De vez en cuando, retrospectivamente, destaca alguien. En mi lista particular, el revolucionario americano Thomas Paine, inglés de nacimiento, es uno de ellos. Estaba muy por delante de su tiempo. Se opuso con coraje a la monarquía, la aristocracia, el racismo, la esclavitud, la superstición y el sexismo cuando todo eso constituía la sabiduría convencional.
Sus críticas de la religión convencional eran implacables. Escribió en La edad de la razón. «Cuando leemos las obscenas historias, las voluptuosas perversiones, las ejecuciones crueles y tortuosas, el carácter vengativo e implacable que rezuma la mitad de la Biblia, sería más coherente llamarlo el mundo de un demonio que el mundo de Dios... Ha servido para corromper y brutalizar a la humanidad.» Al mismo tiempo, el libro mostraba la reverencia más profunda por un Creador del universo cuya existencia Paine argüía que era evidente al echar una mirada al mundo natural. Pero, para la mayoría de sus contemporáneos, parecía imposible condenar gran parte de la Biblia y a la vez abrazar a Dios. Los teólogos cristianos llegaron a la conclusión de que era un borracho, un loco o un corrupto. El estudioso judío David Levi prohibió a sus correligionarios tocar siquiera, y menos todavía leer, el libro. Paine se vio sometido a tal sufrimiento por sus puntos de vista (incluyendo su encarcelamiento después de la Revolución francesa por ser demasiado coherente en su oposición a la tiranía) que se convirtió en un viejo amargado.

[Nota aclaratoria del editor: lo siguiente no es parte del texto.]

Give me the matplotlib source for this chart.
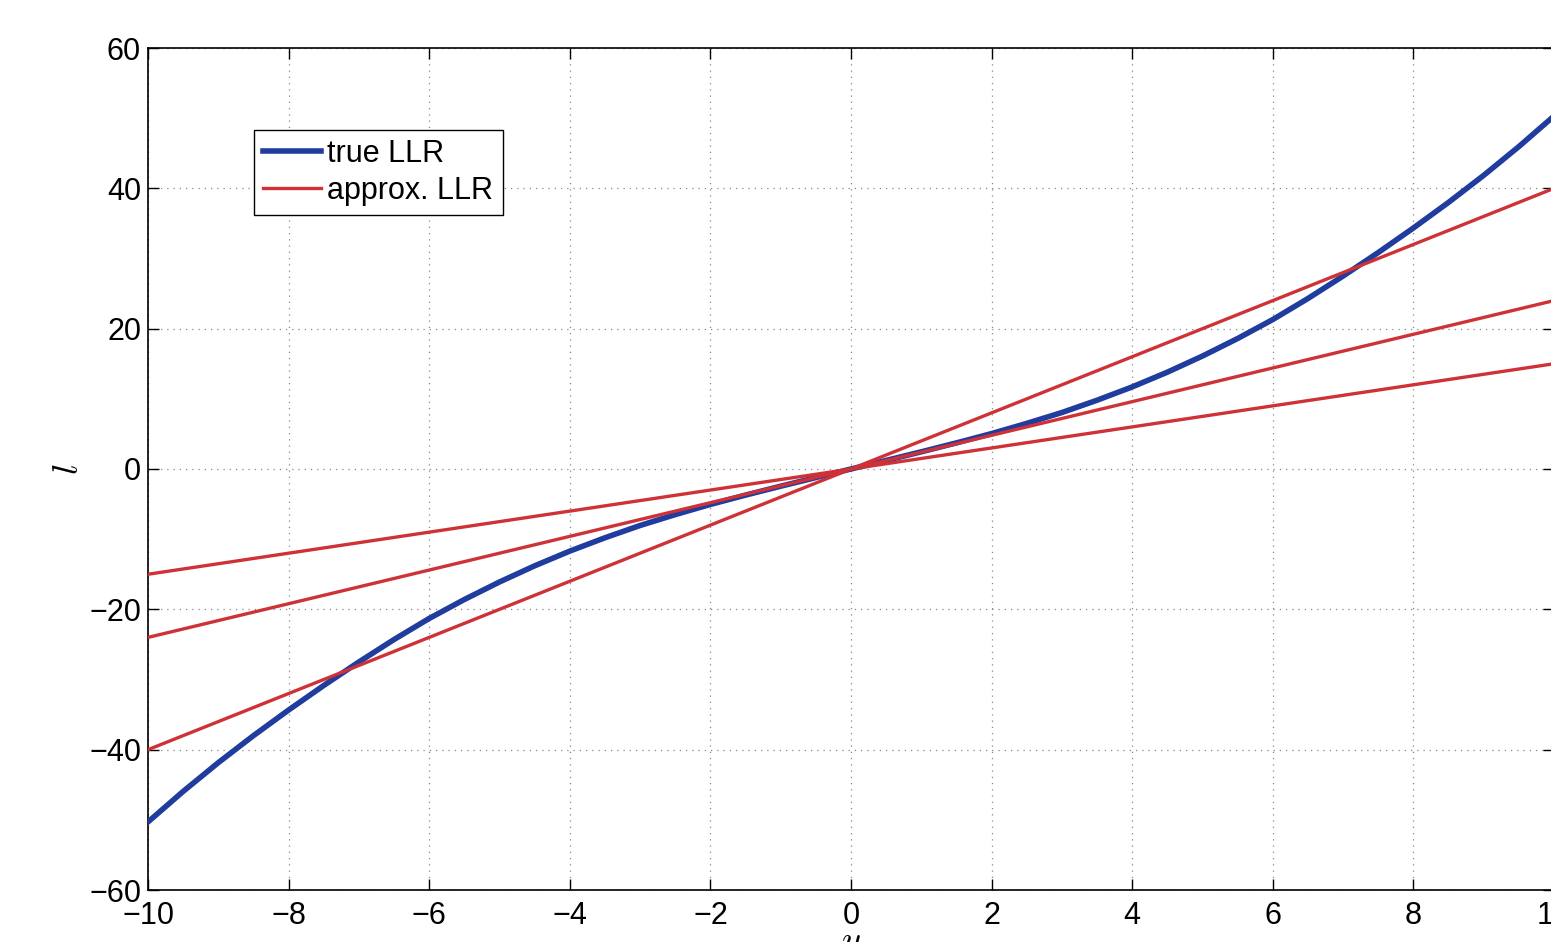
import matplotlib
matplotlib.use("Agg")
import matplotlib.pyplot as plt

plt.rcParams['font.family'] = ['Liberation Sans', 'DejaVu Sans']
plt.rcParams['mathtext.fontset'] = 'cm'

# true LLR
y_vals = [-10, -9.5, -9, -8.5, -8, -7.5, -7, -6.5, -6, -5.5, -5, -4.5, -4, -3.5, -3,
          -2.5, -2, -1.5, -1, -0.5, 0, 0.5, 1, 1.5, 2, 2.5, 3, 3.5, 4, 4.5, 5,
          5.5, 6, 6.5, 7, 7.5, 8, 8.5, 9, 9.5, 10]
true_llr = [-50.3, -45.95, -41.85, -38.0, -34.35, -30.85, -27.5, -24.3, -21.3, -18.6,
            -16.1, -13.8, -11.7, -9.8, -8.05, -6.5, -5.05, -3.72, -2.45, -1.22, 0.0,
            1.22, 2.45, 3.72, 5.05, 6.5, 8.05, 9.8, 11.7, 13.8, 16.1,
            18.6, 21.3, 24.3, 27.5, 30.85, 34.35, 38.0, 41.85, 45.95, 50.3]

# approximated LLR lines (endpoints at y = -10 and y = 10)
approx_y = [-10, 10]
approx_lines = [[-40, 40], [-24, 24], [-15, 15]]

blue = '#1f3c9e'
red = '#cf3236'

fig = plt.figure(figsize=(15.51, 9.42), dpi=100)
ax = fig.add_axes([148 / 1551, 52 / 942, 1406 / 1551, 842 / 942])

ax.plot(y_vals, true_llr, color=blue, lw=4, label='true LLR', zorder=3)
for i, line in enumerate(approx_lines):
    ax.plot(approx_y, line, color=red, lw=2.4, zorder=4,
            label='approx. LLR' if i == 0 else None)

ax.set_xlim(-10, 10)
ax.set_ylim(-60, 60)
ax.set_xticks(range(-10, 11, 2))
ax.set_yticks(range(-60, 61, 20))
ax.grid(True, linestyle=(0, (1, 4)), color='#888888', lw=0.9)
ax.tick_params(direction='in', length=8, width=1, labelsize=22, top=True, right=True)
ax.tick_params(axis='x', pad=8)
ax.tick_params(axis='y', pad=5)
for s in ax.spines.values():
    s.set_linewidth(1.2)

ax.set_xlabel('$y$', fontsize=26)
ax.set_ylabel('$l$', fontsize=26)
ax.xaxis.set_label_coords(0.5, -0.042)
ax.yaxis.set_label_coords(-0.044, 0.5)

leg = ax.legend(loc='upper left', bbox_to_anchor=(0.0754, 0.9026), borderaxespad=0,
                fontsize=22, fancybox=False, edgecolor='black', framealpha=1,
                handlelength=1.9, handletextpad=0.2, borderpad=0.3, labelspacing=0.22)
leg.get_frame().set_linewidth(1.0)

fig.savefig('out.png', dpi=100)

Paine fue el autor del panfleto revolucionario Sentido común. Publicado el 10 de enero de 1776, vendió más de medio millón de ejemplares en pocos meses y despertó a muchos americanos a la causa de la independencia. Fue autor de los tres libros más vendidos del siglo XVIII. Generaciones posteriores le injuriaron por sus puntos de vista sociales y religiosos. Theodore Roosevelt le llamó «pequeño y sucio ateo», a pesar de su profunda creencia en Dios. Probablemente es el revolucionario americano más ilustre que no cuenta con un monumento en Washington, D.C.
Extracto de "El Mundo y su Demonios", Sagan, 1997. p. 286-287.